Task brief:
Retype nothing but the lines from the start of the material up to and including the line with "const xTicks = [5,10,15];". Pictures don't belong in the copy.

━━ Data extract ━━

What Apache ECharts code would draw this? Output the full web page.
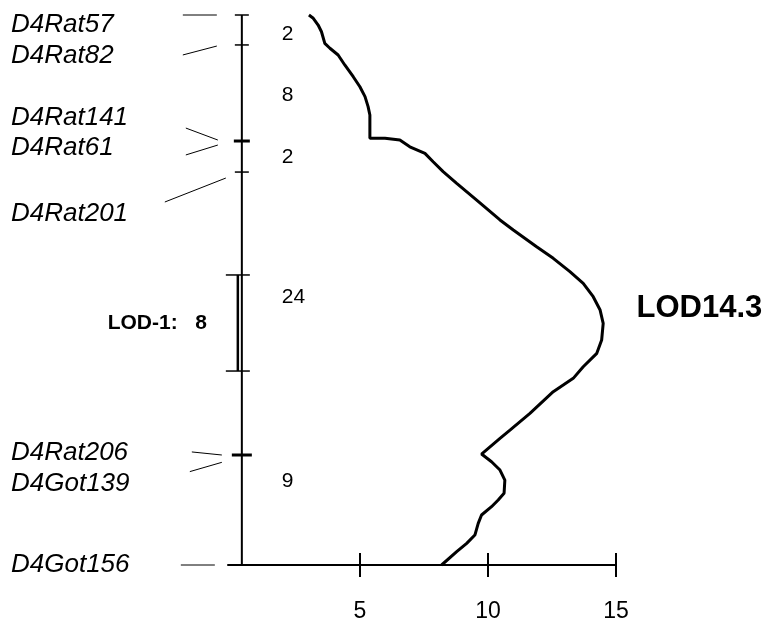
<!DOCTYPE html>
<html>
<head>
<meta charset="utf-8">
<script src="https://cdn.jsdelivr.net/npm/echarts@6/dist/echarts.min.js"></script>
<style>html,body{margin:0;padding:0;background:#fff}#c{width:764px;height:623px}</style>
</head>
<body>
<div id="c"></div>
<script>
// ---- data ----
// LOD profile: LOD score and map position (cM from top marker)
const curveLOD = [3.01,3.18,3.37,3.50,3.63,3.83,4.15,4.41,4.74,5.00,5.20,5.32,5.39,5.39,5.98,6.56,6.95,7.54,7.86,8.25,8.78,9.56,10.47,10.99,11.90,12.55,13.20,13.72,14.11,14.38,14.50,14.44,14.25,13.72,13.33,12.55,11.64,10.86,10.47,9.75,10.14,10.47,10.66,10.63,10.40,10.14,9.75,9.62,9.49,9.17,8.78,8.19];
const curveCM  = [0.00,0.27,0.82,1.37,2.32,2.72,3.27,4.09,5.05,5.87,6.68,7.50,8.18,10.09,10.09,10.23,10.78,11.32,12.01,12.82,13.77,15.14,16.77,17.59,18.96,19.91,21.00,21.95,23.05,24.14,25.23,26.59,27.68,28.78,29.73,30.82,32.59,33.96,34.64,35.92,36.55,37.23,38.05,39.13,39.68,40.23,40.91,41.59,42.55,43.23,43.91,45.00];
// markers
const markerNames = ['D4Rat57','D4Rat82','D4Rat141','D4Rat61','D4Rat201','D4Rat206','D4Got139','D4Got156'];
const markerLabelCM = [0.82,3.35,8.43,10.88,16.28,35.84,38.37,45.0];
// loci on the chromosome bar
const lociCM = [0, 2.45, 10.31, 12.85, 36.0, 45.0];
// interval distances
const intervalLabels = ['2','8','2','24','9'];
const intervalCM = [1.55,6.55,11.62,23.07,38.13];
// LOD-1 support interval
const lod1Start = 21.27, lod1End = 29.13, lod1Text = 'LOD-1:   8';
const peakText = 'LOD14.3', peakCM = 24.0;
const xTicks = [5,10,15];

// ---- layout (pixel offsets relative to chromosome line) ----
const connectors = [ // [dxLabelSide, cmLabelSide, dxMarkerSide, cmMarkerSide]
  [-59,0,-25,0],[-59,3.27,-25,2.54],[-56,9.25,-24,10.23],[-56,11.45,-24,10.64],
  [-77,15.3,-16,13.34],[-50,35.75,-20,36.0],[-52,37.36,-20,36.6],[-61,45,-27,45]
];
const lociHalf = [7,7,8,7,10,0];
const lociWidth = [1.5,1.5,3,1.5,3,0];
const FONT = '"Liberation Sans", Arial, sans-serif';

const chart = echarts.init(document.getElementById('c'), null, {renderer:'canvas'});

function renderDeco(params, api) {
  const x0 = api.coord([0, 0])[0] + 10; // chromosome line x
  const Y = v => api.coord([0, v])[1];
  const ch = [];
  // chromosome line
  ch.push({type:'line', shape:{x1:x0,y1:Y(0),x2:x0,y2:Y(45)}, style:{stroke:'#000',lineWidth:2}});
  lociCM.forEach((c,i)=>{
    if (!lociHalf[i]) return;
    ch.push({type:'line', shape:{x1:x0-lociHalf[i],y1:Y(c),x2:x0+lociHalf[i],y2:Y(c)}, style:{stroke:'#000',lineWidth:lociWidth[i]}});
  });
  // LOD-1 interval bar
  ch.push({type:'line', shape:{x1:x0-4,y1:Y(lod1Start),x2:x0-4,y2:Y(lod1End)}, style:{stroke:'#000',lineWidth:2.5}});
  [lod1Start, lod1End].forEach(c=>{
    ch.push({type:'line', shape:{x1:x0-16,y1:Y(c),x2:x0+8,y2:Y(c)}, style:{stroke:'#000',lineWidth:1.5}});
  });
  ch.push({type:'text', style:{text:lod1Text, x:x0-35, y:Y((lod1Start+lod1End)/2), align:'right', verticalAlign:'middle', font:'bold 21px '+FONT, fill:'#000'}});
  // connectors
  connectors.forEach(c=>{
    ch.push({type:'line', shape:{x1:x0+c[0],y1:Y(c[1]),x2:x0+c[2],y2:Y(c[3])}, style:{stroke:'#000',lineWidth:1}});
  });
  // marker labels
  markerNames.forEach((n,i)=>{
    ch.push({type:'text', style:{text:n, x:11, y:Y(markerLabelCM[i]), align:'left', verticalAlign:'middle', font:'italic 26px '+FONT, fill:'#000'}});
  });
  // interval labels
  intervalLabels.forEach((t,i)=>{
    ch.push({type:'text', style:{text:t, x:x0+40, y:Y(intervalCM[i]), align:'left', verticalAlign:'middle', font:'21px '+FONT, fill:'#000'}});
  });
  // peak label
  const pk = api.coord([15.8, peakCM]);
  ch.push({type:'text', style:{text:peakText, x:pk[0], y:pk[1], align:'left', verticalAlign:'middle', font:'bold 31px '+FONT, fill:'#000'}});
  return {type:'group', children: ch};
}

const xCommon = {type:'value', min:-0.15, max:15, splitLine:{show:false}};
chart.setOption({
  animation:false,
  backgroundColor:'#fff',
  grid:{left:228, right:148, top:15, bottom:58, containLabel:false},
  xAxis:[
    Object.assign({}, xCommon, {
      position:'bottom',
      axisLine:{show:true, onZero:false, lineStyle:{color:'#000', width:2}},
      axisTick:{show:true, inside:false, length:12, lineStyle:{color:'#000', width:2}, customValues:xTicks},
      axisLabel:{show:true, margin:35, color:'#000', fontSize:23, fontFamily:FONT, customValues:xTicks}
    }),
    Object.assign({}, xCommon, {
      position:'bottom',
      axisLine:{show:false, onZero:false},
      axisTick:{show:true, inside:true, length:12, lineStyle:{color:'#000', width:2}, customValues:xTicks},
      axisLabel:{show:false}
    })
  ],
  yAxis:{type:'value', min:0, max:45, inverse:true, show:false, splitLine:{show:false}},
  series:[
    {type:'line', data:curveLOD.map((v,i)=>[v, curveCM[i]]), showSymbol:false, smooth:false,
     lineStyle:{color:'#000', width:3}, clip:false},
    {type:'custom', data:[[0,0]], renderItem:renderDeco, clip:false, silent:true}
  ]
});
</script>
</body>
</html>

━━━

The answer:
What Apache ECharts code would draw this? Output the full web page.
<!DOCTYPE html>
<html>
<head>
<meta charset="utf-8">
<script src="https://cdn.jsdelivr.net/npm/echarts@6/dist/echarts.min.js"></script>
<style>html,body{margin:0;padding:0;background:#fff}#c{width:764px;height:623px}</style>
</head>
<body>
<div id="c"></div>
<script>
// ---- data ----
// LOD profile: LOD score and map position (cM from top marker)
const curveLOD = [3.01,3.18,3.37,3.50,3.63,3.83,4.15,4.41,4.74,5.00,5.20,5.32,5.39,5.39,5.98,6.56,6.95,7.54,7.86,8.25,8.78,9.56,10.47,10.99,11.90,12.55,13.20,13.72,14.11,14.38,14.50,14.44,14.25,13.72,13.33,12.55,11.64,10.86,10.47,9.75,10.14,10.47,10.66,10.63,10.40,10.14,9.75,9.62,9.49,9.17,8.78,8.19];
const curveCM  = [0.00,0.27,0.82,1.37,2.32,2.72,3.27,4.09,5.05,5.87,6.68,7.50,8.18,10.09,10.09,10.23,10.78,11.32,12.01,12.82,13.77,15.14,16.77,17.59,18.96,19.91,21.00,21.95,23.05,24.14,25.23,26.59,27.68,28.78,29.73,30.82,32.59,33.96,34.64,35.92,36.55,37.23,38.05,39.13,39.68,40.23,40.91,41.59,42.55,43.23,43.91,45.00];
// markers
const markerNames = ['D4Rat57','D4Rat82','D4Rat141','D4Rat61','D4Rat201','D4Rat206','D4Got139','D4Got156'];
const markerLabelCM = [0.82,3.35,8.43,10.88,16.28,35.84,38.37,45.0];
// loci on the chromosome bar
const lociCM = [0, 2.45, 10.31, 12.85, 36.0, 45.0];
// interval distances
const intervalLabels = ['2','8','2','24','9'];
const intervalCM = [1.55,6.55,11.62,23.07,38.13];
// LOD-1 support interval
const lod1Start = 21.27, lod1End = 29.13, lod1Text = 'LOD-1:   8';
const peakText = 'LOD14.3', peakCM = 24.0;
const xTicks = [5,10,15];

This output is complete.